Data Scientist, ZephyrAI
Abstract: Adapting machine learning algorithms to better handle clustering or other partition structure within training data sets is important across a wide variety of biological applications. We first consider the task of learning prediction models when multiple training studies are available. We present a novel weighting approach for constructing tree-based ensemble learners in this setting, showing that incorporating multiple layers of ensembling in the training process by weighting trees increases the robustness of the resulting predictor and achieves superior performance to Random Forest. Next, we broaden the scope of the problem to consider the effect of ensembling forest-based learners trained on clusters within a single data set with heterogeneity in the distribution of the features. We show that constructing ensembles of forests trained on estimated clusters determined by algorithms such as k-means results in significant improvements in accuracy and generalizability over the traditional Random Forest algorithm. We denote our novel approach as the Cross-Cluster Weighted Forest, and display its robustness and accuracy across simulations and on cancer molecular profiling and gene expression data sets that are naturally divisible into clusters. Finally, we provide theoretical support to these empirical observations by asymptotically analyzing linear least squares and random forest regressions under a linear model. In particular, for random forest regression under fixed dimensional linear models, our bounds imply a strict benefit of our ensembling strategy over classic Random Forest.
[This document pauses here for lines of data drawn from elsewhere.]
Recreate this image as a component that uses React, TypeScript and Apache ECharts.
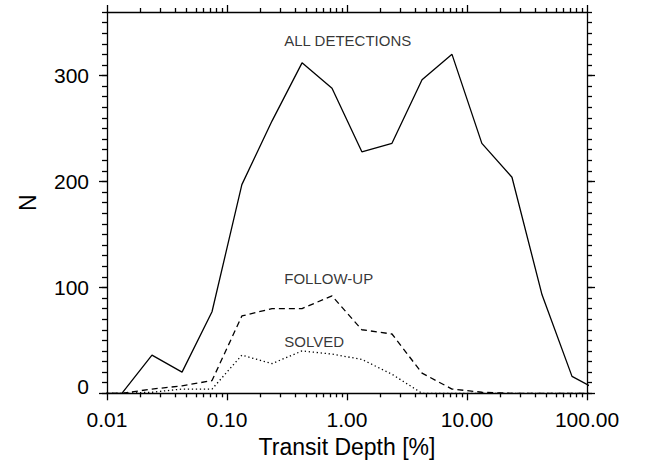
import React, { useEffect, useRef } from "react";
import * as echarts from "echarts";

// Bin centres of the transit-depth histogram (in %)
const binCenters = [0.0075, 0.0133, 0.0237, 0.0422, 0.075, 0.133, 0.237, 0.422, 0.75, 1.33, 2.37, 4.22, 7.5, 13.3, 23.7, 42.2, 75, 133];
const allDetections = [0, 0, 36, 20, 77, 197, 257, 312, 288, 228, 236, 296, 320, 236, 204, 93, 16, 1];
const followUp = [0, 0, 4, 7, 12, 73, 80, 80, 92, 60, 56, 19, 4, 1, 0, 0, 0, 0];
const solved = [0, 0, 1, 4, 4, 36, 28, 40, 37, 32, 18, 0, 0, 0, 0, 0, 0, 0];

const yMajorTicks = [0, 100, 200, 300];
const annotationTexts = ["ALL DETECTIONS", "FOLLOW-UP", "SOLVED"];
const annotationX = [0.3, 0.3, 0.3];
const annotationY = [333, 108, 48.5];

const FONT = "'Liberation Sans', Arial, Helvetica, sans-serif";
const BLACK = "#000";

export default function App() {
  const ref = useRef<HTMLDivElement>(null);

  useEffect(() => {
    if (!ref.current) return;
    const chart = echarts.init(ref.current, undefined, { renderer: "svg" });

    const lineW = 1.3;
    const axisLine = { show: true, onZero: false, lineStyle: { color: BLACK, width: lineW } };
    const majorTick = { show: true, inside: false, length: 7, lineStyle: { color: BLACK, width: lineW } };
    const minorTick = { show: true, splitNumber: 10, length: 4, lineStyle: { color: BLACK, width: lineW } };

    const xBase = {
      type: "log" as const,
      logBase: 10,
      min: 0.01,
      max: 100,
      splitLine: { show: false },
      minorSplitLine: { show: false },
      axisLine,
      axisTick: majorTick,
      minorTick,
    };

    const yRange = { type: "value" as const, min: 0, max: 360, splitLine: { show: false } };

    const option = {
      animation: false,
      backgroundColor: "#fff",
      textStyle: { fontFamily: FONT },
      grid: { left: 107, right: 61, top: 12, bottom: 70.7, containLabel: false },
      xAxis: [
        {
          ...xBase,
          position: "bottom",
          name: "Transit Depth [%]",
          nameLocation: "middle",
          nameGap: 42,
          nameTextStyle: { color: BLACK, fontSize: 23, fontFamily: FONT },
          axisLabel: {
            color: BLACK,
            fontSize: 21,
            fontFamily: FONT,
            margin: 16,
            formatter: (v: number) => Number(v).toFixed(2),
          },
        },
        {
          ...xBase,
          position: "top",
          axisLabel: { show: false },
        },
      ],
      yAxis: [
        {
          ...yRange,
          position: "left",
          interval: 100,
          name: "N",
          nameLocation: "middle",
          nameRotate: 90,
          nameGap: 68,
          nameTextStyle: { color: BLACK, fontSize: 23, fontFamily: FONT },
          axisLine,
          axisTick: { ...majorTick, length: 8, customValues: yMajorTicks },
          axisLabel: {
            color: BLACK,
            fontSize: 21,
            fontFamily: FONT,
            margin: 18,
            customValues: yMajorTicks,
            formatter: (v: number) => (v === 0 ? "{z|0}" : String(v)),
            rich: { z: { fontSize: 21, fontFamily: FONT, color: BLACK, padding: [0, 0, 14, 0] } },
          },
        },
        {
          ...yRange,
          position: "left",
          interval: 10,
          axisLine: { show: false, onZero: false },
          axisTick: { show: true, inside: false, length: 5, lineStyle: { color: BLACK, width: lineW } },
          axisLabel: { show: false },
        },
        {
          ...yRange,
          position: "right",
          interval: 100,
          axisLine,
          axisTick: { ...majorTick, length: 8, customValues: yMajorTicks },
          axisLabel: { show: false },
        },
        {
          ...yRange,
          position: "right",
          interval: 10,
          axisLine: { show: false, onZero: false },
          axisTick: { show: true, inside: false, length: 5, lineStyle: { color: BLACK, width: lineW } },
          axisLabel: { show: false },
        },
      ],
      series: [
        {
          name: "ALL DETECTIONS",
          type: "line",
          xAxisIndex: 0,
          yAxisIndex: 0,
          data: binCenters.map((x, i) => [x, allDetections[i]]),
          showSymbol: false,
          symbol: "none",
          clip: true,
          lineStyle: { color: BLACK, width: lineW, type: "solid" },
        },
        {
          name: "FOLLOW-UP",
          type: "line",
          xAxisIndex: 0,
          yAxisIndex: 0,
          data: binCenters.map((x, i) => [x, followUp[i]]),
          showSymbol: false,
          symbol: "none",
          clip: true,
          lineStyle: { color: BLACK, width: lineW, type: [6, 4] },
        },
        {
          name: "SOLVED",
          type: "line",
          xAxisIndex: 0,
          yAxisIndex: 0,
          data: binCenters.map((x, i) => [x, solved[i]]),
          showSymbol: false,
          symbol: "none",
          clip: true,
          lineStyle: { color: BLACK, width: lineW, type: [1.3, 2.7] },
        },
        {
          name: "labels",
          type: "scatter",
          xAxisIndex: 0,
          yAxisIndex: 0,
          silent: true,
          symbolSize: 0,
          data: annotationTexts.map((t, i) => [annotationX[i], annotationY[i], t]),
          label: {
            show: true,
            position: "right",
            distance: 0,
            color: BLACK,
            fontSize: 15,
            fontFamily: FONT,
            formatter: (p: any) => p.value[2],
          },
        },
      ],
    };

    chart.setOption(option as any);
    return () => chart.dispose();
  }, []);

  return (
    <div
      ref={ref}
      style={{ position: "absolute", left: 0, top: 0, width: 648, height: 464, background: "#fff" }}
    />
  );
}
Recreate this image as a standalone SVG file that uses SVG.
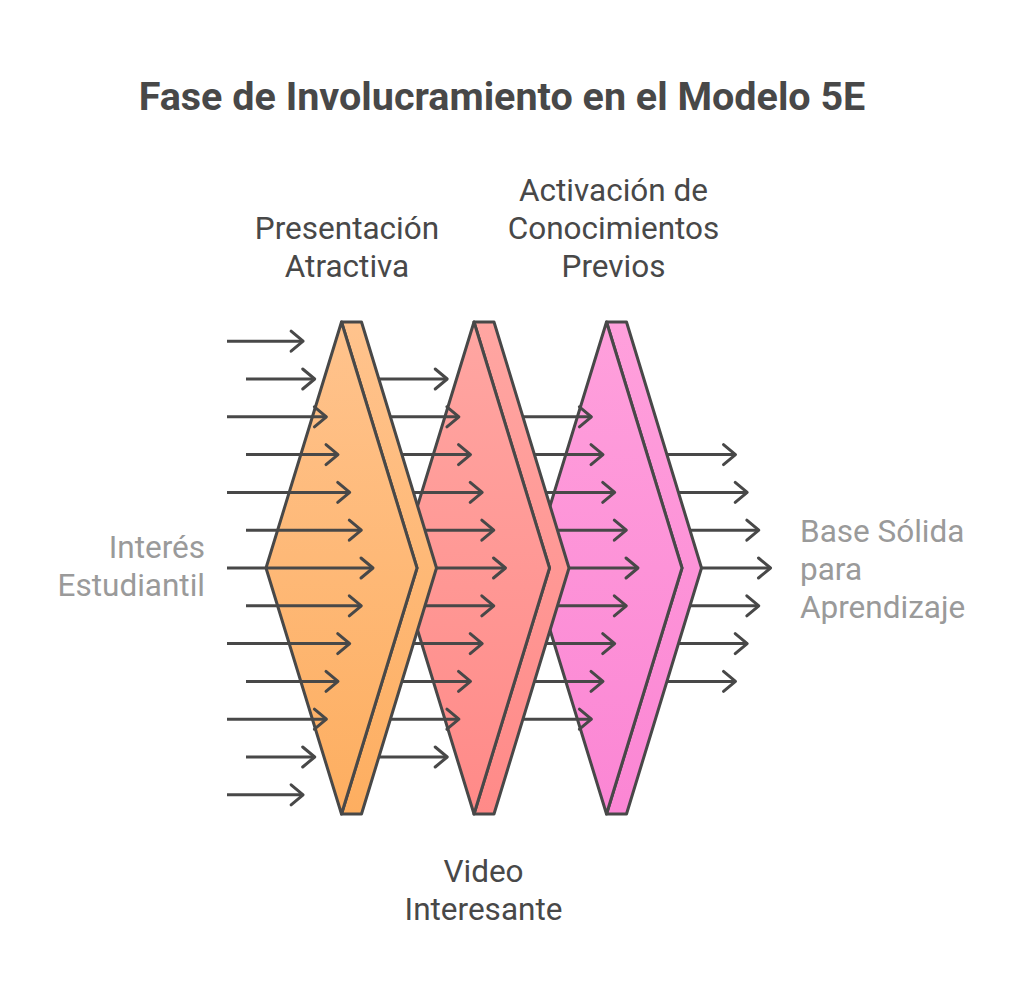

Maya Ramchandran recently completed her PhD at the Harvard Biostatistics department under the supervision of Dr. Giovanni Parmigiani, where she developed machine learning ensembling strategies with applications to cancer prediction problems. She holds a BS in Applied Mathematics-Biology from Brown University and a Masters of Music in Violin Performance from the New England Conservatory. She currently works as a data scientist at ZephyrAI, a biotechnology startup that develops novel drug combination and repurposing treatments for oncology.